Placide was engaged by James H. Caldwell in his American Company at the American Theatre on Orleans Street in New Orleans, where she made her debut in 1823. Caldwell's American Company was the first permanent English language theatre in New Orleans, and Jane Placide was to become the most celebrated actress in New Orleans. She was engaged at the Camp Street Theatre (also called 'American Theatre') from 1824, when Caldwell founded that theatre. During her period of employment, the Camp Street Theatre was called the finest theatre in the South, and Placide was consequently famed in the entire Antebellum South.

She mainly starred in Shakespearean roles, such as Ophelia, Desdemona, and Juliet, but she also acted in comedies, such as Mrs Candour in "The School for Scandal", and melod drama, such as Mrs Haller in "The Stranger" by Benjamin Thompson.
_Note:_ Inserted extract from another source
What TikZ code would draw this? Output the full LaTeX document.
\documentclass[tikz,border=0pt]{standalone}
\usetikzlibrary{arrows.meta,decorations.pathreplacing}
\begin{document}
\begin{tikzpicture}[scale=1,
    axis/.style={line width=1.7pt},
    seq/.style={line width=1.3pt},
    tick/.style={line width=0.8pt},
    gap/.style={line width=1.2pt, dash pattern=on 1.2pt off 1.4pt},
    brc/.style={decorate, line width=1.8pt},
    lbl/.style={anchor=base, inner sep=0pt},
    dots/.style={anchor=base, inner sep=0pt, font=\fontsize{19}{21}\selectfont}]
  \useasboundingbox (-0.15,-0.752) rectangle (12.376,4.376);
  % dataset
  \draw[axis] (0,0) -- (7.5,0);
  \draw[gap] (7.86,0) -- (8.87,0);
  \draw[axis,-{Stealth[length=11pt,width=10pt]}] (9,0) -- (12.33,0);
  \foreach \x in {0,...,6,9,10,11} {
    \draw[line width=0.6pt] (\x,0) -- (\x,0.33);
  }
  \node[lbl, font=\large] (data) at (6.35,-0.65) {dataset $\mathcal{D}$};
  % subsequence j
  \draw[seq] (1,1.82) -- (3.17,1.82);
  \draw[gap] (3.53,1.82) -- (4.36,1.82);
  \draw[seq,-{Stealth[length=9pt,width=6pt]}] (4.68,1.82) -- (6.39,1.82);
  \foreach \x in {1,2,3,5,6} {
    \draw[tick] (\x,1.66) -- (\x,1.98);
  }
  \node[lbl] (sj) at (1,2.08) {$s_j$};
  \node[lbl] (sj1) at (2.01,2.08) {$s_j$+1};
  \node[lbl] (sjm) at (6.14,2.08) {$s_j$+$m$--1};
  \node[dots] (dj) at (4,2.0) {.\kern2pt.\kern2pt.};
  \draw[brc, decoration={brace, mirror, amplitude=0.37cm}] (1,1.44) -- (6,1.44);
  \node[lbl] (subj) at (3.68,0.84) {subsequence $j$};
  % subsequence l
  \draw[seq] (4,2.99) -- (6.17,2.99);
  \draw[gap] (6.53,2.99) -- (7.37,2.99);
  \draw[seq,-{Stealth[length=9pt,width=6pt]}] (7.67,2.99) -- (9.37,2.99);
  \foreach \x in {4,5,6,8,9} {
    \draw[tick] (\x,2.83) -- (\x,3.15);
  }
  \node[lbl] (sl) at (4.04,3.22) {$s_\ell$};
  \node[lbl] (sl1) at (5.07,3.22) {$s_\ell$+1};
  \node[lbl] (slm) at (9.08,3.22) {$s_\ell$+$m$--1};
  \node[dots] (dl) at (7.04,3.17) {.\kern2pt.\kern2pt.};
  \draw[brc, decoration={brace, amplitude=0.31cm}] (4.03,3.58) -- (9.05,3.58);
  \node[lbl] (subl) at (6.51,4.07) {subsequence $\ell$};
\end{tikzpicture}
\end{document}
One of her most celebrated parts was when she appeared at James H. Caldwell's American Theatre in James H. Kennicott's romantic tragedy Irma; or The Prediction in 1830. She acted with many of the most famed actors on the American stage, such as Thomas Abthorpe Cooper, Junius Brutus Booth and Edwin Forrest. In 1834, she accompanied James H. Caldwell to London, where she made her debut at the Covent Garden Theatre.

Placide never married, but had a long term relationship with Caldwell. Edwin Forrest was reportedly also in love with Placide, and supposedly challenged Caldwell to a duel, which never happened.

=== Death ===
Placide died at age 31. She was buried at the Girod Cemetery originally. The cemetery was eventually disbanded and her remains were reburied at the Hope Mausoleum.